In Ballarat we are huge fans of trains, particularly train manufacturing. We are proudly building 25 X’Trapolis 2.0 trains thanks to a $986 million announcement in the 2021 Victorian state budget. I thank the Premier and Treasurer for their ongoing support of regional manufacturing and secure, well-paid, skilled jobs in Ballarat.

These network trains are designed for Melbourne and will be manufactured in Ballarat. The nearly billion-dollar investment to build trains at Alstom in my electorate of Wendouree was most welcomed by the Ballarat community. The project’s local content requirements will support jobs, training, local businesses and regional Victoria.

I would also like to thank the Deputy Premier—the Acting Premier at the time—and Minister for Transport for coming to Ballarat in May to make this announcement.

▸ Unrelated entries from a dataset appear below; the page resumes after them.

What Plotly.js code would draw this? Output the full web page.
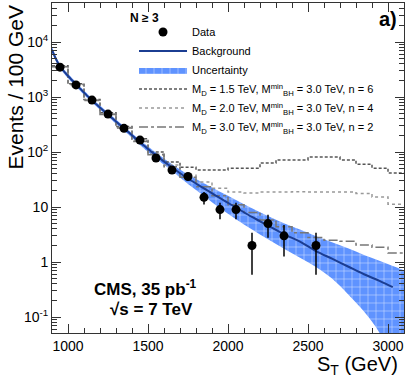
<!DOCTYPE html>
<html>
<head>
<meta charset="utf-8">
<script src="https://cdn.plot.ly/plotly-3.0.1.min.js"></script>
<style>
  html, body { margin: 0; padding: 0; background: #fff; }
  #chart { width: 407px; height: 384px; }
</style>
</head>
<body>
<div id="chart"></div>
<script>
// data points (bin centres, events per 100 GeV)
var dataX = [950, 1050, 1150, 1250, 1350, 1450, 1550, 1650, 1750, 1850, 1950, 2050, 2150, 2250, 2350, 2550];
var dataY = [3500, 1660, 880, 490, 270, 165, 78, 47, 36, 15, 9, 9, 2, 5, 3, 2];

// background fit and its uncertainty
var bkgX = [900, 950, 1050, 1150, 1250, 1350, 1450, 1550, 1650, 1750, 1850, 1950, 2050, 2150, 2250, 2350, 2450, 2550, 2650, 2750, 2850, 2950, 3030];
var bkgY = [7240, 3630, 1700, 870, 480, 270, 151, 87, 52.5, 33, 21.9, 14.5, 9.8, 6.6, 4.6, 3.2, 2.35, 1.58, 1.15, 0.83, 0.60, 0.45, 0.35];
var bandX = [900, 950, 1050, 1150, 1250, 1350, 1450, 1550, 1650, 1750, 1850, 1950, 2050, 2150, 2250, 2350, 2450, 2550, 2650, 2750, 2850, 2950, 3030, 3100];
var bandHi = [8130, 3980, 1860, 955, 525, 295, 166, 98, 60, 39, 27, 19, 13.5, 9.5, 6.9, 5.1, 3.9, 2.95, 2.3, 1.78, 1.35, 1.05, 0.85, 0.71];
var bandLo = [6460, 3310, 1550, 795, 437, 245, 135, 76, 45, 26.3, 15.8, 9.5, 6.0, 3.9, 2.6, 1.74, 1.2, 0.81, 0.5, 0.26, 0.126, 0.05, 0.016, 0.004];

// black hole signal + background, 100 GeV bins (low edges)
var sigEdges = [900, 1000, 1100, 1200, 1300, 1400, 1500, 1600, 1700, 1800, 1900, 2000, 2100, 2200, 2300, 2400, 2500, 2600, 2700, 2800, 2900, 3000];
var sigN6 = [3700, 1750, 900, 520, 290, 175, 100, 66, 53, 47, 47, 51, 51, 63, 72, 72, 81, 81, 72, 60, 51, 41.5];
var sigN4 = [3600, 1700, 880, 490, 280, 160, 92, 58, 38, 28.5, 22, 18.7, 18, 18.7, 18.7, 18.9, 18.7, 18.7, 18.7, 17.7, 15.2, 11.3];
var sigN2 = [3550, 1700, 870, 480, 275, 155, 89, 54, 35, 23.5, 16, 11, 8, 5.8, 4.4, 3.4, 2.8, 2.5, 2.4, 2.05, 1.85, 1.46];
var binTop = 3100;

var yTickVals = [0.1, 1, 10, 100, 1000, 10000];
var yTickText = ['10<sup>-1</sup>', '1', '10', '10<sup>2</sup>', '10<sup>3</sup>', '10<sup>4</sup>'];

// minor ticks 2..9 in every decade
var yMinor = [];
for (let d = -2; d <= 4; d++) {
  for (let k = 2; k <= 9; k++) { yMinor.push(k * Math.pow(10, d)); }
}

var FONT = 'Liberation Sans, Arial, sans-serif';

// step line needs one extra point at the upper edge of the last bin
function stepTrace(vals, name, dash, color, rank) {
  return {
    type: 'scatter', mode: 'lines',
    x: sigEdges.concat([binTop]), y: vals.concat([vals[vals.length - 1]]),
    line: {shape: 'hv', dash: dash, color: color, width: 1.5},
    name: name, legendrank: rank
  };
}

var BLUE = '#5f93ff';

var lo = {type: 'scatter', mode: 'lines', x: bandX, y: bandLo,
  line: {width: 0, shape: 'spline', color: BLUE}, showlegend: false, hoverinfo: 'skip'};
var hi = {type: 'scatter', mode: 'lines', x: bandX, y: bandHi,
  line: {width: 0, shape: 'spline', color: BLUE}, fill: 'tonexty',
  fillcolor: BLUE,
  fillpattern: {shape: '+', fgcolor: '#ffffff', fgopacity: 0.75, size: 8, solidity: 0.12, fillmode: 'overlay'},
  name: 'Uncertainty', legendrank: 3};

var bkg = {type: 'scatter', mode: 'lines', x: bkgX, y: bkgY,
  line: {color: '#1b3d92', width: 2, shape: 'spline'}, name: 'Background', legendrank: 2};

var pts = {type: 'scatter', mode: 'markers', x: dataX, y: dataY,
  marker: {color: '#000', size: 9},
  error_y: {type: 'data', array: dataY.map(Math.sqrt), color: '#000', thickness: 1.5, width: 0},
  name: 'Data', legendrank: 1};

var traces = [
  lo, hi,
  stepTrace(sigN6, 'M<sub>D</sub> = 1.5 TeV, M<sup>min</sup><sub>BH</sub> = 3.0 TeV, n = 6', '3px,2px', '#555', 4),
  stepTrace(sigN4, 'M<sub>D</sub> = 2.0 TeV, M<sup>min</sup><sub>BH</sub> = 3.0 TeV, n = 4', 'dot', '#999', 5),
  stepTrace(sigN2, 'M<sub>D</sub> = 3.0 TeV, M<sup>min</sup><sub>BH</sub> = 3.0 TeV, n = 2', 'dashdot', '#777', 6),
  bkg, pts
];

var layout = {
  width: 407, height: 384,
  margin: {l: 52, r: 3, t: 3, b: 51},
  paper_bgcolor: '#fff', plot_bgcolor: '#fff',
  font: {family: FONT, color: '#000', size: 14},
  showlegend: true,
  legend: {x: 0.233, y: 0.956, xanchor: 'left', yanchor: 'top', bgcolor: 'rgba(0,0,0,0)',
    traceorder: 'normal', font: {size: 11, family: FONT}, itemwidth: 48, tracegroupgap: 0},
  xaxis: {range: [900, 3100], tickvals: [1000, 1500, 2000, 2500, 3000],
    ticks: 'inside', ticklen: 9, tickcolor: '#333', mirror: 'ticks',
    showline: true, linecolor: '#333', linewidth: 1, showgrid: false, zeroline: false,
    tickfont: {size: 14},
    minor: {dtick: 100, ticks: 'inside', ticklen: 5, tickcolor: '#333', showgrid: false}},
  yaxis: {type: 'log', range: [-1.29, 4.71], tickvals: yTickVals, ticktext: yTickText,
    ticks: 'inside', ticklen: 9, tickcolor: '#333', mirror: 'ticks',
    showline: true, linecolor: '#333', linewidth: 1, showgrid: false, zeroline: false,
    tickfont: {size: 14},
    minor: {tickvals: yMinor, ticks: 'inside', ticklen: 5, tickcolor: '#333', showgrid: false}},
  annotations: [
    {text: 'Events / 100 GeV', xref: 'paper', yref: 'paper', x: -0.105, y: 1.0,
      xanchor: 'center', yanchor: 'top', textangle: -90, showarrow: false, font: {size: 21}},
    {text: 'S<sub>T</sub> (GeV)', xref: 'paper', yref: 'paper', x: 0.99, y: -0.055,
      xanchor: 'right', yanchor: 'top', showarrow: false, font: {size: 20}},
    {text: '<b>N ≥ 3</b>', xref: 'paper', yref: 'paper', x: 0.264, y: 0.955,
      xanchor: 'center', yanchor: 'middle', showarrow: false, font: {size: 12}},
    {text: '<b>a)</b>', xref: 'paper', yref: 'paper', x: 0.955, y: 0.952,
      xanchor: 'center', yanchor: 'middle', showarrow: false, font: {size: 20}},
    {text: '<b>CMS, 35 pb<sup>-1</sup></b>', xref: 'paper', yref: 'paper', x: 0.267, y: 0.135,
      xanchor: 'center', yanchor: 'middle', showarrow: false, font: {size: 17}},
    {text: '<b>√s = 7 TeV</b>', xref: 'paper', yref: 'paper', x: 0.284, y: 0.07,
      xanchor: 'center', yanchor: 'middle', showarrow: false, font: {size: 17}}
  ]
};

Plotly.newPlot('chart', traces, layout, {displayModeBar: false, responsive: false});
</script>
</body>
</html>
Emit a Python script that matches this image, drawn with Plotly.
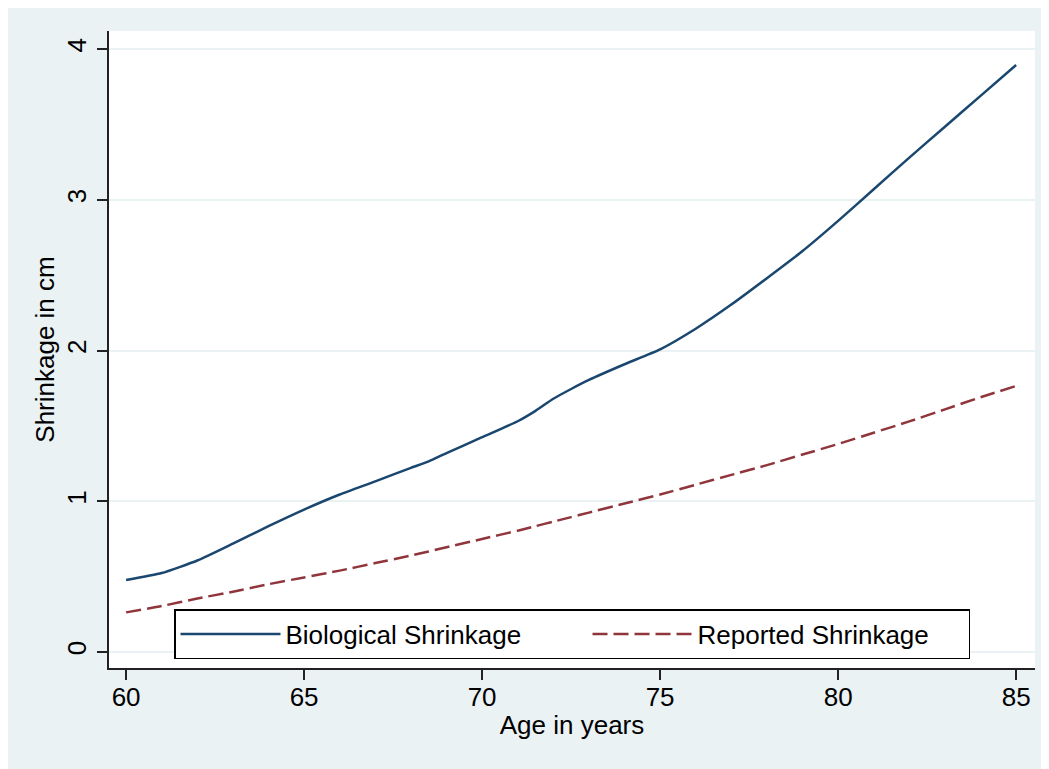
import plotly.graph_objects as go

# ---- data ----
age = [60, 61, 62, 63, 64, 65, 66, 67, 68, 68.5, 69, 70, 71, 71.5, 72, 72.5, 73,
       74, 75, 76, 77, 78, 79, 80, 81, 82, 83, 84, 85]
biological = [0.478, 0.524, 0.607, 0.719, 0.835, 0.945, 1.045, 1.132, 1.222, 1.265,
              1.32, 1.425, 1.531, 1.60, 1.68, 1.745, 1.805, 1.909, 2.008, 2.145,
              2.305, 2.48, 2.66, 2.86, 3.07, 3.28, 3.485, 3.69, 3.894]
reported = [0.263, 0.305, 0.355, 0.40, 0.45, 0.495, 0.54, 0.59, 0.64, 0.667,
            0.695, 0.75, 0.805, 0.835, 0.865, 0.895, 0.925, 0.985, 1.045, 1.11,
            1.175, 1.24, 1.31, 1.38, 1.455, 1.53, 1.61, 1.69, 1.765]
series_names = ["Biological Shrinkage", "Reported Shrinkage"]
x_ticks = [60, 65, 70, 75, 80, 85]
y_ticks = [0, 1, 2, 3, 4]
x_title = "Age in years"
y_title = "Shrinkage in cm"

BLUE = "#1a476f"
RED = "#90353b"
BG = "#eaf2f3"
FONT = "Liberation Sans, Arial, Helvetica, sans-serif"

fig = go.Figure()
fig.add_trace(go.Scatter(x=age, y=biological, mode="lines", name=series_names[0],
                         line=dict(color=BLUE, width=2.5, shape="spline", smoothing=0.5),
                         legendwidth=297))
fig.add_trace(go.Scatter(x=age, y=reported, mode="lines", name=series_names[1],
                         line=dict(color=RED, width=2.5, dash="15px,6px",
                                   shape="spline", smoothing=0.5),
                         legendwidth=266))

fig.update_layout(
    width=1041, height=761,
    margin=dict(l=101, r=14, t=23, b=101),
    paper_bgcolor=BG,
    plot_bgcolor="white",
    font=dict(family=FONT, size=26, color="black"),
    showlegend=True,
    legend=dict(
        orientation="h",
        x=0.0702, xanchor="left",
        y=0.0926, yanchor="top",
        bgcolor="white",
        bordercolor="black",
        borderwidth=1.5,
        itemwidth=100,
        font=dict(size=26),
    ),
)

fig.update_xaxes(
    range=[59.52, 85.53], tickvals=x_ticks, ticks="outside", ticklen=10,
    tickwidth=1.5, tickcolor="#222", showline=True, linecolor="#222", linewidth=1.5,
    showgrid=False, zeroline=False, tickfont=dict(size=26), ticklabelstandoff=-5,
    title=dict(text=x_title, font=dict(size=26), standoff=5),
)
fig.update_yaxes(
    range=[-0.106, 4.12], tickvals=y_ticks, ticks="outside", ticklen=10,
    tickwidth=1.5, tickcolor="#222", showline=True, linecolor="#222", linewidth=1.5,
    showgrid=True, gridcolor=BG, gridwidth=2, zeroline=False, tickangle=-90,
    tickfont=dict(size=26), ticklabelstandoff=1,
    title=dict(text=y_title, font=dict(size=26), standoff=0),
)

fig.write_html("out.html")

I particularly wish to acknowledge the strong advocacy and support of the Australian Manufacturing Workers Union; the Electrical Trades Union; the Rail, Train and Bus Union; and Ballarat Trades Hall Council for rail manufacturing in Ballarat. I would also like to acknowledge the Alstom site delegates, Ash, Luke, Blair and Robo.

The benefits of the Suburban Rail Loop are widespread and varied, and the Andrews Labor government is getting on with the task of bringing those benefits to Victorians. The Suburban Rail Loop Bill 2021 is an essential component of this. It establishes the SRL Authority, along with its requisite governing arrangements; it facilitates the necessary planning, development, management and more via amended planning regulations; it defines the process for declaring SRL projects; and it amends the Major Transport Projects Facilitation Act 2009 to pave the way for this infrastructure.

This is important, essential legislation supporting a fundamentally important infrastructure project, and I commend the Suburban Rail Loop Bill 2021 to the house.